┌─ Data section

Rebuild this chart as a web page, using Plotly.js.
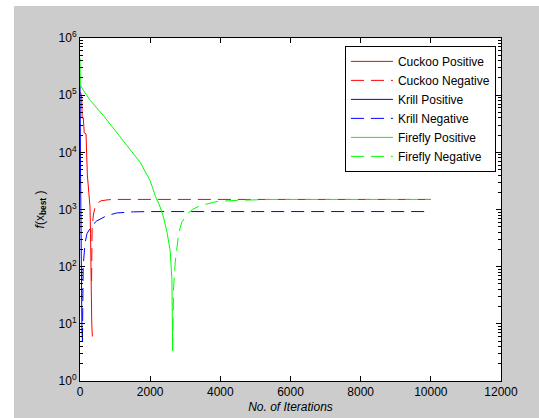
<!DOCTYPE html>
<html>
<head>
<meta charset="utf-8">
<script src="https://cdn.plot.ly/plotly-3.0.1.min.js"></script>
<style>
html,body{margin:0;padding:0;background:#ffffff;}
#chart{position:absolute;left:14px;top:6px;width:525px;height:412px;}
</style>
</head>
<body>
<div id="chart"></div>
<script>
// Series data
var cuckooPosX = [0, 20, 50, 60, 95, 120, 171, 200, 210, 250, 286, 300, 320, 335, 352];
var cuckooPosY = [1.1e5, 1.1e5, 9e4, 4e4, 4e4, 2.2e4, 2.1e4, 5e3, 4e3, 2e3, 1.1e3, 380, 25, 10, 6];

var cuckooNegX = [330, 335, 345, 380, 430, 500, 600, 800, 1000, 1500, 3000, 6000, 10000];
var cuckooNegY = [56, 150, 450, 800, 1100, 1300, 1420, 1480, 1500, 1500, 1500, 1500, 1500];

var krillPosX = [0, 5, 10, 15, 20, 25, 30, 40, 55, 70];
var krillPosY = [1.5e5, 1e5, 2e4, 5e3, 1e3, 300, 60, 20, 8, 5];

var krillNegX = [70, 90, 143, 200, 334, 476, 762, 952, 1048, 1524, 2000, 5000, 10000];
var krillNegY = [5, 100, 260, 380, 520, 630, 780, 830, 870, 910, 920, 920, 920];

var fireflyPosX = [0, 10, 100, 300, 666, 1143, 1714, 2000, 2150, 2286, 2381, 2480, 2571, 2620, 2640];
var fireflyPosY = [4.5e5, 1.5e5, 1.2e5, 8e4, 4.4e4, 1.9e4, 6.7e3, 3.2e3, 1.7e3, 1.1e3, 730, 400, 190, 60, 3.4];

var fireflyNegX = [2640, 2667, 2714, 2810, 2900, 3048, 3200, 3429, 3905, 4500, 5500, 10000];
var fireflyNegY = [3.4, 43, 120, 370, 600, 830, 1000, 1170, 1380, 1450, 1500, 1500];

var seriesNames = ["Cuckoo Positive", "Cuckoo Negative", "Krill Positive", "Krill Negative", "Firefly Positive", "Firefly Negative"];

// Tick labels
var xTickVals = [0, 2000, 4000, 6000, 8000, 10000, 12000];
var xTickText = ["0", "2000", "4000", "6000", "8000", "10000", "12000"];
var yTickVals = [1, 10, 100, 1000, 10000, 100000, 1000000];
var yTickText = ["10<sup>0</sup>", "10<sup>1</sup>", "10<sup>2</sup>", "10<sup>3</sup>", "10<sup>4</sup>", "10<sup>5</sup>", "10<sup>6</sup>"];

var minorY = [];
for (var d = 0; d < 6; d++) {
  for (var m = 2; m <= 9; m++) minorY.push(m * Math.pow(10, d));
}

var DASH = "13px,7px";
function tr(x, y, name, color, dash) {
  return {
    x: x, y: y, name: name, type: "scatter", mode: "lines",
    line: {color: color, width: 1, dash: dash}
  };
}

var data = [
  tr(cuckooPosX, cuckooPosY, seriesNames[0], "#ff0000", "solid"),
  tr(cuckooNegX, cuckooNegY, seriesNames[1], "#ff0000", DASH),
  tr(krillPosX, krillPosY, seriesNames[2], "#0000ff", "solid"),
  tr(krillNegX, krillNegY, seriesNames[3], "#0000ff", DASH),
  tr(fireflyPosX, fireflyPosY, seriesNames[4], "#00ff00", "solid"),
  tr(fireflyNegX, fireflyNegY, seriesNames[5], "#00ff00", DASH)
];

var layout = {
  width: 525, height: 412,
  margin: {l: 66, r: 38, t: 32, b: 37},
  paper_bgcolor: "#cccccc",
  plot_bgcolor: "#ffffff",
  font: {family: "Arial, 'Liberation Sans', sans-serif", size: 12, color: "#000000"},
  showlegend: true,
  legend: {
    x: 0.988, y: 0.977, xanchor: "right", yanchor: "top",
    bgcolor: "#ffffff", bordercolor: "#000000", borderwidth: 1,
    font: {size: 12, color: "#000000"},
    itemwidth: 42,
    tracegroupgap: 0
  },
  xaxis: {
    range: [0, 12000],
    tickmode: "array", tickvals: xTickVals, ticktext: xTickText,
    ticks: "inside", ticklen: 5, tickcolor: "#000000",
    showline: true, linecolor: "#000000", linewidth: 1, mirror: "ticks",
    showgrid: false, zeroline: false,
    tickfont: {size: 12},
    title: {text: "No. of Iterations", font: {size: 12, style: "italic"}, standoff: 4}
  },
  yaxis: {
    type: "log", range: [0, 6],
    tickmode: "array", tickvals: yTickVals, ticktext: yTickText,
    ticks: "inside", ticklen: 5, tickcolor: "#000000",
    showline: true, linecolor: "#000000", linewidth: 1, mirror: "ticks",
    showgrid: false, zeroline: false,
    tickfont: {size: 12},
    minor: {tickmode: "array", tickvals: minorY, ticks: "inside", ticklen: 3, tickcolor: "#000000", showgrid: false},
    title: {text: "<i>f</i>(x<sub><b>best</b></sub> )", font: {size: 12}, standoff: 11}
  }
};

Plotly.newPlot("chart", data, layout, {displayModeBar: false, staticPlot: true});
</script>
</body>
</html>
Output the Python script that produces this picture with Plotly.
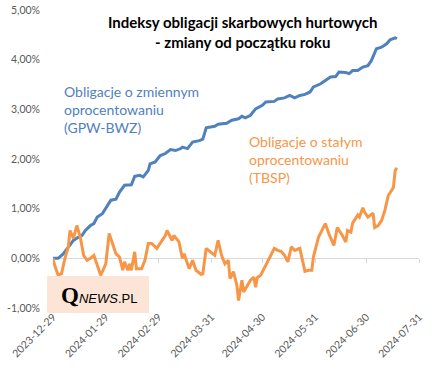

└─

- Work instructions: Please write out all the data again word for word, but not the pictures.

- Reply to the exercise:
Rebuild this chart as a web page, using Plotly.js.
<!DOCTYPE html>
<html>
<head>
<meta charset="utf-8">
<script src="https://cdn.plot.ly/plotly-3.0.1.min.js"></script>
<style>
html,body{margin:0;padding:0;background:#ffffff;}
#chart{position:absolute;left:14px;top:6px;width:525px;height:412px;}
</style>
</head>
<body>
<div id="chart"></div>
<script>
// Series data
var cuckooPosX = [0, 20, 50, 60, 95, 120, 171, 200, 210, 250, 286, 300, 320, 335, 352];
var cuckooPosY = [1.1e5, 1.1e5, 9e4, 4e4, 4e4, 2.2e4, 2.1e4, 5e3, 4e3, 2e3, 1.1e3, 380, 25, 10, 6];

var cuckooNegX = [330, 335, 345, 380, 430, 500, 600, 800, 1000, 1500, 3000, 6000, 10000];
var cuckooNegY = [56, 150, 450, 800, 1100, 1300, 1420, 1480, 1500, 1500, 1500, 1500, 1500];

var krillPosX = [0, 5, 10, 15, 20, 25, 30, 40, 55, 70];
var krillPosY = [1.5e5, 1e5, 2e4, 5e3, 1e3, 300, 60, 20, 8, 5];

var krillNegX = [70, 90, 143, 200, 334, 476, 762, 952, 1048, 1524, 2000, 5000, 10000];
var krillNegY = [5, 100, 260, 380, 520, 630, 780, 830, 870, 910, 920, 920, 920];

var fireflyPosX = [0, 10, 100, 300, 666, 1143, 1714, 2000, 2150, 2286, 2381, 2480, 2571, 2620, 2640];
var fireflyPosY = [4.5e5, 1.5e5, 1.2e5, 8e4, 4.4e4, 1.9e4, 6.7e3, 3.2e3, 1.7e3, 1.1e3, 730, 400, 190, 60, 3.4];

var fireflyNegX = [2640, 2667, 2714, 2810, 2900, 3048, 3200, 3429, 3905, 4500, 5500, 10000];
var fireflyNegY = [3.4, 43, 120, 370, 600, 830, 1000, 1170, 1380, 1450, 1500, 1500];

var seriesNames = ["Cuckoo Positive", "Cuckoo Negative", "Krill Positive", "Krill Negative", "Firefly Positive", "Firefly Negative"];

// Tick labels
var xTickVals = [0, 2000, 4000, 6000, 8000, 10000, 12000];
var xTickText = ["0", "2000", "4000", "6000", "8000", "10000", "12000"];
var yTickVals = [1, 10, 100, 1000, 10000, 100000, 1000000];
var yTickText = ["10<sup>0</sup>", "10<sup>1</sup>", "10<sup>2</sup>", "10<sup>3</sup>", "10<sup>4</sup>", "10<sup>5</sup>", "10<sup>6</sup>"];

var minorY = [];
for (var d = 0; d < 6; d++) {
  for (var m = 2; m <= 9; m++) minorY.push(m * Math.pow(10, d));
}

var DASH = "13px,7px";
function tr(x, y, name, color, dash) {
  return {
    x: x, y: y, name: name, type: "scatter", mode: "lines",
    line: {color: color, width: 1, dash: dash}
  };
}

var data = [
  tr(cuckooPosX, cuckooPosY, seriesNames[0], "#ff0000", "solid"),
  tr(cuckooNegX, cuckooNegY, seriesNames[1], "#ff0000", DASH),
  tr(krillPosX, krillPosY, seriesNames[2], "#0000ff", "solid"),
  tr(krillNegX, krillNegY, seriesNames[3], "#0000ff", DASH),
  tr(fireflyPosX, fireflyPosY, seriesNames[4], "#00ff00", "solid"),
  tr(fireflyNegX, fireflyNegY, seriesNames[5], "#00ff00", DASH)
];

var layout = {
  width: 525, height: 412,
  margin: {l: 66, r: 38, t: 32, b: 37},
  paper_bgcolor: "#cccccc",
  plot_bgcolor: "#ffffff",
  font: {family: "Arial, 'Liberation Sans', sans-serif", size: 12, color: "#000000"},
  showlegend: true,
  legend: {
    x: 0.988, y: 0.977, xanchor: "right", yanchor: "top",
    bgcolor: "#ffffff", bordercolor: "#000000", borderwidth: 1,
    font: {size: 12, color: "#000000"},
    itemwidth: 42,
    tracegroupgap: 0
  },
  xaxis: {
    range: [0, 12000],
    tickmode: "array", tickvals: xTickVals, ticktext: xTickText,
    ticks: "inside", ticklen: 5, tickcolor: "#000000",
    showline: true, linecolor: "#000000", linewidth: 1, mirror: "ticks",
    showgrid: false, zeroline: false,
    tickfont: {size: 12},
    title: {text: "No. of Iterations", font: {size: 12, style: "italic"}, standoff: 4}
  },
  yaxis: {
    type: "log", range: [0, 6],
    tickmode: "array", tickvals: yTickVals, ticktext: yTickText,
    ticks: "inside", ticklen: 5, tickcolor: "#000000",
    showline: true, linecolor: "#000000", linewidth: 1, mirror: "ticks",
    showgrid: false, zeroline: false,
    tickfont: {size: 12},
    minor: {tickmode: "array", tickvals: minorY, ticks: "inside", ticklen: 3, tickcolor: "#000000", showgrid: false},
    title: {text: "<i>f</i>(x<sub><b>best</b></sub> )", font: {size: 12}, standoff: 11}
  }
};

Plotly.newPlot("chart", data, layout, {displayModeBar: false, staticPlot: true});
</script>
</body>
</html>
Output the Python script that produces this picture with Plotly.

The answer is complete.